Professional liability insurance covers many violations of intellectual property rights. The key is whether the negligent professional services of the insured firm resulted in the harm. In a contract, many clients differentiate the duties of the design firm related to alleged violations of intellectual property rights from alleged harm that might have occurred from negligent design services. Clients often understand that a professional liability policy will only defend the policyholder from allegations of negligent professional services, and require by contract indemnification of actual costs, losses, and damages. But in regard to alleged violations of intellectual property rights, clients often demand a defense.
 
Since it is highly likely that a violation of intellectual property rights on a project is not a shared responsibility, few clients are willing to treat such harm or allegations of harm in the same way that many are willing to treat allegations of negligent performance of professional services. Allegations that a third party was harmed because of design negligence usually involve allegations against not only the design team, but also the client and other parties. Since those situations are difficult to sort out and concurrent liability is often found, it makes sense for each party to defend its own interests and apportion the costs based on actual fault.
 
Because design professionals are in control of so much at the design stage, an allegation of the infringement of intellectual property presents a different scenario. Design firms have a greater ability to control the risk of copyright, patent, or other infringement situations. Therefore, many clients also want them to take charge of the defense of any infringement claim. It is difficult to present strong arguments against such a contractual requirement; it is a business decision that the firm has to address.
 
Although professional liability insurance coverage only extends to actual harm (a cost, loss, or damage) caused by the failure of the policyholder to perform professional services to the applicable standard of care (negligence), attempting to limit a firm’s exposure in a copyright or other intellectual property infringement situation would be a difficult contract negotiation.
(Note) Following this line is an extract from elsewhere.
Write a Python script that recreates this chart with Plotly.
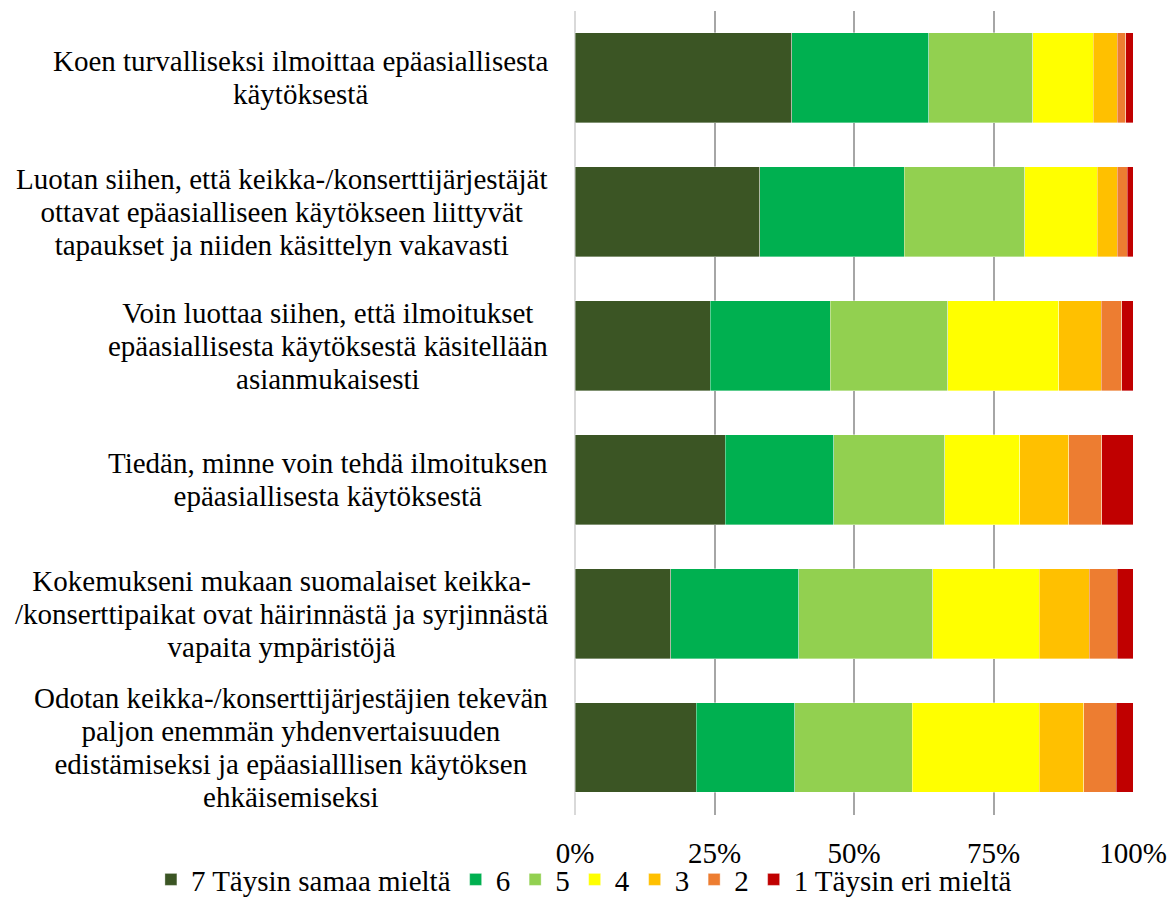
import plotly.graph_objects as go

# Survey statements (line breaks as shown in the chart)
statements = [
    "Koen turvalliseksi ilmoittaa epäasiallisesta\nkäytöksestä",
    "Luotan siihen, että keikka-/konserttijärjestäjät\nottavat epäasialliseen käytökseen liittyvät\ntapaukset ja niiden käsittelyn vakavasti",
    "Voin luottaa siihen, että ilmoitukset\nepäasiallisesta käytöksestä käsitellään\nasianmukaisesti",
    "Tiedän, minne voin tehdä ilmoituksen\nepäasiallisesta käytöksestä",
    "Kokemukseni mukaan suomalaiset keikka-\n/konserttipaikat ovat häirinnästä ja syrjinnästä\nvapaita ympäristöjä",
    "Odotan keikka-/konserttijärjestäjien tekevän\npaljon enemmän yhdenvertaisuuden\nedistämiseksi ja epäasialllisen käytöksen\nehkäisemiseksi",
]

# Share of answers (%) per scale point, one list per answer option
scale_labels = ["7 Täysin samaa mieltä", "6", "5", "4", "3", "2", "1 Täysin eri mieltä"]
s7 = [38.8, 33.1, 24.2, 26.9, 17.2, 21.7]
s6 = [24.6, 25.9, 21.5, 19.5, 22.9, 17.7]
s5 = [18.6, 21.6, 21.1, 19.9, 24.0, 21.0]
s4 = [10.9, 13.0, 19.9, 13.4, 19.1, 22.8]
s3 = [4.3, 3.6, 7.6, 8.8, 9.0, 8.0]
s2 = [1.5, 1.8, 3.7, 5.9, 5.0, 5.8]
s1 = [1.3, 1.0, 2.0, 5.6, 2.8, 3.0]
series = [s7, s6, s5, s4, s3, s2, s1]

tick_vals = [0, 25, 50, 75, 100]
tick_text = ["0%", "25%", "50%", "75%", "100%"]

colors = ["#3B5524", "#00B050", "#92D050", "#FFFF00", "#FFC000", "#ED7D31", "#C00000"]

FONT = "'Liberation Serif', Tinos, 'Times New Roman', Times, 'Noto Serif', 'DejaVu Serif', FreeSerif, serif"
FS = 29

cats = [s.replace("\n", " ") for s in statements]

fig = go.Figure()
for name, vals, col in zip(scale_labels, series, colors):
    fig.add_trace(go.Bar(
        y=cats, x=vals, name=name, orientation="h",
        marker=dict(color=col, line=dict(color="rgba(255,255,255,0.6)", width=0.6)),
        hoverinfo="x+name",
    ))

# Multi-line category labels, lines centred on each other
for cat, text in zip(cats, statements):
    lines = text.split("\n")
    html = "<br>".join(f'<span style="font-size:{FS}px">{ln}</span>' for ln in lines)
    fig.add_annotation(
        x=0, xref="paper", y=cat, yref="y",
        xanchor="right", yanchor="middle", xshift=-25,
        text=html, align="center", showarrow=False,
        font=dict(family=FONT, size=25.4, color="#000000"),
    )

fig.update_layout(
    barmode="stack",
    bargap=0.328,
    width=1170, height=920,
    margin=dict(l=575, r=37, t=11, b=105),
    paper_bgcolor="white", plot_bgcolor="white",
    font=dict(family=FONT, size=FS, color="#000000"),
    legend=dict(
        orientation="h",
        x=-0.76, xanchor="left", y=-0.112, yanchor="bottom",
        bgcolor="rgba(0,0,0,0)",
        font=dict(family=FONT, size=FS, color="#000000"),
        traceorder="normal",
    ),
    xaxis=dict(
        range=[0, 100], tickvals=tick_vals, ticktext=tick_text,
        showgrid=True, gridcolor="#A6A6A6", gridwidth=1.5,
        zeroline=True, zerolinecolor="#D9D9D9", zerolinewidth=1.5,
        showline=False, ticks="", ticklabelstandoff=18,
        tickfont=dict(family=FONT, size=FS),
        automargin=False, fixedrange=True,
    ),
    yaxis=dict(
        categoryorder="array", categoryarray=cats,
        autorange="reversed", showticklabels=False,
        showgrid=False, zeroline=False, showline=False, ticks="",
        automargin=False, fixedrange=True,
    ),
)

fig.write_html("out.html")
No client would agree that a design firm should be legally untouchable if the firm intentionally infringes on either the client’s copyright, or any other copyright, patent, or intellectual property right. And most clients do not want to burden themselves by having to conduct a defense when the cause of harm was so clearly out of their scope of responsibility and control.
 
There is also the effect on the law that a contractual provision limiting the defense of an intellectual property infringement case might cause. Legally, firms are responsible for the harm they cause whether they cause the harm intentionally or negligently. If a client uses a contractual indemnity provision or a contractual defense and indemnity provision that only mentions negligence as the source of contractual responsibility, a court could well interpret that provision of “private law” between the parties as a statement that the client is waiving its right to recover for harm caused by the firm in any situation other than negligence in the performance of professional services. So the client might be afraid that in the case of intentional infringement it is stuck with paying for both defense and damage.
 
Since design firms have such strong control over the selection of materials and systems and the use of intellectual property, most are willing to take on the business risk of defense and indemnification.